Wilson accused the state of taking a simple process and making it “as complicated as possible.”
“It’s nice there’s a potential for us to recoup some dollar figure that we expend anyway because we’re going to have to provide all medical for all inmates,” Wilson said. “I can see that there’s going to be some amendments or changes to the contracts because most of these jails are having increased personnel to deal with the Medi-Cal issue and the treatment will be done outside of [what] the county provided at its facility to the juveniles, that’ll be reflected, increased costs or changes to our contracts. Does this money allow for that cost increase?” Reyman said he had no way to answer that question. He said the grant dollars don’t cover increased cost for medical care, but rather all the planning that goes into getting that care reinstated once an incarcerated youth is set to be released to society. This includes coordinating with medical doctors, dentists, optometrists and other healthcare needs, he said.
“It’s possible that we would see some contractual changes based on what those counties are having to deal with while their own kids are in custody,” Reyman said. “I have no way to project what that would be or how those two things interconnect.”

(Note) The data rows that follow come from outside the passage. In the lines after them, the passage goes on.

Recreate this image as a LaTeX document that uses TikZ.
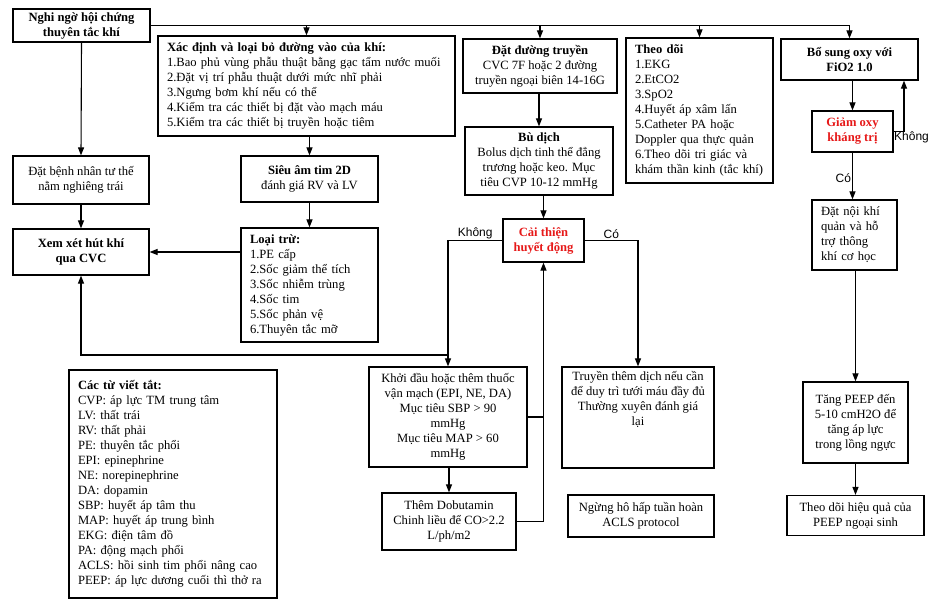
\documentclass[tikz,border=0pt]{standalone}
\usepackage{fontspec}
\setmainfont{Liberation Serif}
\newfontfamily\labelsans{Liberation Sans}
\usetikzlibrary{arrows.meta}
\newcommand\boxfont{\fontsize{12.6}{15}\selectfont}
\definecolor{alertred}{RGB}{230,25,25}
\tikzset{
  box/.style={draw, line width=1.2pt, inner xsep=3pt, inner ysep=0pt, align=center, font=\boxfont},
  leftbox/.style={box, align=left, inner xsep=9pt},
  boldbox/.style={box, font=\boxfont\bfseries},
  redbox/.style={box, text=alertred, font=\boxfont\bfseries},
  arr/.style={line width=1.1pt, -{Triangle[length=8pt,width=6pt]}},
  line/.style={line width=1.1pt},
  answer/.style={font=\labelsans\fontsize{12}{14}\selectfont, inner sep=1pt}
}
\begin{document}
\begin{tikzpicture}[x=1pt,y=1pt,yscale=-1,xscale=1]
\useasboundingbox (0,0) rectangle (950,608);

% left column
\node[boldbox, minimum width=137pt, minimum height=33pt] (nghi) at (81.5,25.5) {Nghi ngờ hội chứng\\thuyên tắc khí};
\node[box, minimum width=136pt, minimum height=48pt] (datbn) at (81,180) {Đặt bệnh nhân tư thế\\nằm nghiêng trái};
\node[boldbox, minimum width=136pt, minimum height=46pt] (xemxet) at (81,252) {Xem xét hút khí\\qua CVC};
\node[leftbox, text width=190pt, minimum height=228pt] (tuviet) at (173,484) {\textbf{Các từ viết tắt:}\\CVP: áp lực TM trung tâm\\LV: thất trái\\RV: thất phải\\PE: thuyên tắc phổi\\EPI: epinephrine\\NE: norepinephrine\\DA: dopamin\\SBP: huyết áp tâm thu\\MAP: huyết áp trung bình\\EKG: điện tâm đồ\\PA: động mạch phổi\\ACLS: hồi sinh tim phổi nâng cao\\PEEP: áp lực dương cuối thì thở ra};

% second column
\node[leftbox, text width=279pt, minimum height=100pt] (xacdinh) at (306.5,86) {\textbf{Xác định và loại bỏ đường vào của khí:}\\1.Bao phủ vùng phẫu thuật bằng gạc tẩm nước muối\\2.Đặt vị trí phẫu thuật dưới mức nhĩ phải\\3.Ngưng bơm khí nếu có thể\\4.Kiểm tra các thiết bị đặt vào mạch máu\\5.Kiểm tra các thiết bị truyền hoặc tiêm};
\node[box, minimum width=137pt, minimum height=46pt] (sieuam) at (309.5,179) {\textbf{Siêu âm tim 2D}\\đánh giá RV và LV};
\node[leftbox, text width=119pt, minimum height=114pt] (loaitru) at (309.5,285) {\textbf{Loại trừ:}\\1.PE cấp\\2.Sốc giảm thể tích\\3.Sốc nhiễm trùng\\4.Sốc tim\\5.Sốc phản vệ\\6.Thuyên tắc mỡ};

% middle column
\node[box, minimum width=154pt, minimum height=54pt] (dat) at (540,66) {\textbf{Đặt đường truyền}\\CVC 7F hoặc 2 đường\\truyền ngoại biên 14-16G};
\node[box, minimum width=148pt, minimum height=68pt] (budich) at (539,161) {\textbf{Bù dịch}\\Bolus dịch tinh thể đẳng\\trương hoặc keo. Mục\\tiêu CVP 10-12 mmHg};
\node[redbox, minimum width=81pt, minimum height=43pt] (caithien) at (543.5,240.5) {Cải thiện\\huyết động};
\node[box, minimum width=158pt, minimum height=100pt] (khoidau) at (448,417) {Khởi đầu hoặc thêm thuốc\\vận mạch (EPI, NE, DA)\\Mục tiêu SBP > 90\\mmHg\\Mục tiêu MAP > 60\\mmHg};
\node[box, minimum width=134pt, minimum height=57pt] (dobu) at (449,521.5) {Thêm Dobutamin\\Chinh liều để CO>2.2\\L/ph/m2};
\node[box, inner ysep=4pt] (truyen) at (638,417.5) {\parbox[c][93pt][t]{146pt}{\centering Truyền thêm dịch nếu cần\\để duy trì tưới máu đầy đủ\\Thường xuyên đánh giá\\lại}};
\node[box, minimum width=146pt, minimum height=42pt] (ngung) at (641,516) {Ngừng hô hấp tuần hoàn\\ACLS protocol};

% monitoring
\node[leftbox, text width=129pt, minimum height=145pt] (theodoi) at (699.5,110.5) {\textbf{Theo dõi}\\1.EKG\\2.EtCO2\\3.SpO2\\4.Huyết áp xâm lấn\\5.Catheter PA hoặc\\Doppler qua thực quản\\6.Theo dõi tri giác và\\khám thần kinh (tắc khí)};

% right column
\node[boldbox, minimum width=137pt, minimum height=41pt] (bosung) at (849.5,59.5) {Bổ sung oxy với\\FiO2 1.0};
\node[redbox, minimum width=81pt, minimum height=41pt] (giam) at (852.5,131.5) {Giảm oxy\\kháng trị};
\node[leftbox, text width=67pt, minimum height=70pt] (noikhi) at (854.5,235) {Đặt nội khí\\quản và hỗ\\trợ thông\\khí cơ học};
\node[box, minimum width=105pt, minimum height=81pt] (tangpeep) at (855.5,422.5) {Tăng PEEP đến\\5-10 cmH2O để\\tăng áp lực\\trong lồng ngực};
\node[box, minimum width=137pt, minimum height=40pt] (hieuqua) at (855.5,515.5) {Theo dõi hiệu quả của\\PEEP ngoại sinh};

% top distribution line
\draw[arr] (nghi.east) -| (bosung.north);
\draw[arr] (nghi.east -| xacdinh.north) -- (xacdinh.north);
\draw[arr] (nghi.east -| dat.north) -- (dat.north);
\draw[arr] (nghi.east -| theodoi.north) -- (theodoi.north);

% left branch
\draw[arr] (nghi.south) -- (datbn.north);
\draw[arr] (datbn.south) -- (xemxet.north);
\draw[arr] (sieuam.north |- xacdinh.south) -- (sieuam.north);
\draw[arr] (sieuam.south) -- (loaitru.north);
\draw[arr] (xemxet.east -| loaitru.west) -- (xemxet.east);

% haemodynamics
\draw[arr] (budich.north |- dat.south) -- (budich.north);
\draw[arr] (caithien.north |- budich.south) -- (caithien.north);
\draw[arr] (caithien.west) -| node[answer, above, pos=0.25] {Không} (khoidau.north);
\draw[arr] (khoidau.north |- 0,355) -| (xemxet.south);
\draw[arr] (caithien.east) -| node[answer, above, pos=0.25] {Có} (truyen.north);
\draw[arr] (dobu.north |- khoidau.south) -- (dobu.north);
\draw[arr] (dobu.east) -| (caithien.south);
\draw[line] (khoidau.east) -- (khoidau.east -| caithien.south);

% oxygen
\draw[arr] (giam.north |- bosung.south) -- (giam.north);
\draw[arr] (giam.east) -| (bosung.south -| 904,0);
\node[answer, anchor=west] (khong) at (893,137) {Không};
\draw[arr] (giam.south) -- node[answer, left, pos=0.55] {Có} (giam.south |- noikhi.north);
\draw[arr] (tangpeep.north |- noikhi.south) -- (tangpeep.north);
\draw[arr] (tangpeep.south) -- (hieuqua.north);

\end{tikzpicture}
\end{document}
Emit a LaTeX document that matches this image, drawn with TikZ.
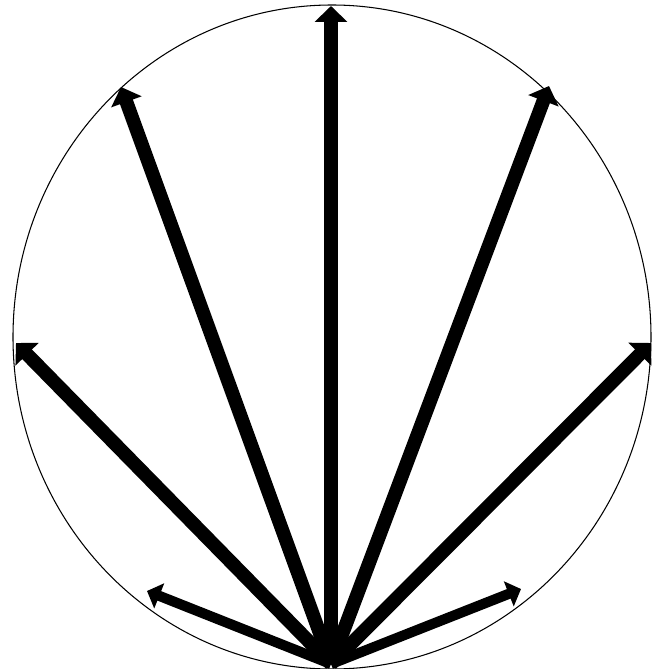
\documentclass[tikz,border=0pt]{standalone}
\usepackage{tikz}
\usetikzlibrary{arrows.meta}
\tikzset{
  ray/.style={line width=7.8pt,-{Triangle[length=9pt,width=18pt]}},
  shortray/.style={line width=5.8pt,-{Triangle[length=7.5pt,width=15pt]}}
}

\begin{document}
\begin{tikzpicture}[x=0.02cm,y=-0.02cm]
      \useasboundingbox (0,0) rectangle (662,669);
      \draw[line width=0.6pt] (332,337) ellipse [x radius=319,y radius=332];
      % source point and the ends of the rays
      \coordinate (src) at (331,664);
      \coordinate (top) at (331,6);
      \coordinate (upleft) at (121,87);
      \coordinate (upright) at (549,86);
      \coordinate (left) at (16,343);
      \coordinate (right) at (651,343);
      \coordinate (lowleft) at (147,591);
      \coordinate (lowright) at (521,589);
      \foreach \e in {top,upleft,upright,left,right}
        \draw[ray] (src) -- (\e);
      \foreach \e in {lowleft,lowright}
        \draw[shortray] (src) -- (\e);
    \end{tikzpicture}
\end{document}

Howard referred to work his wife, Lisa Howard, is having to do with the Del Norte County Unified School District when it comes to billing Medi-Cal for services. He urged his colleagues to communicate with Del Norte’s state representatives to push back against “unfunded mandates.”
“It’s to the point where we can hardly lift them anymore,” Howard said. “It’s like Atlas with the globe on his shoulders. That’s where we’re at.”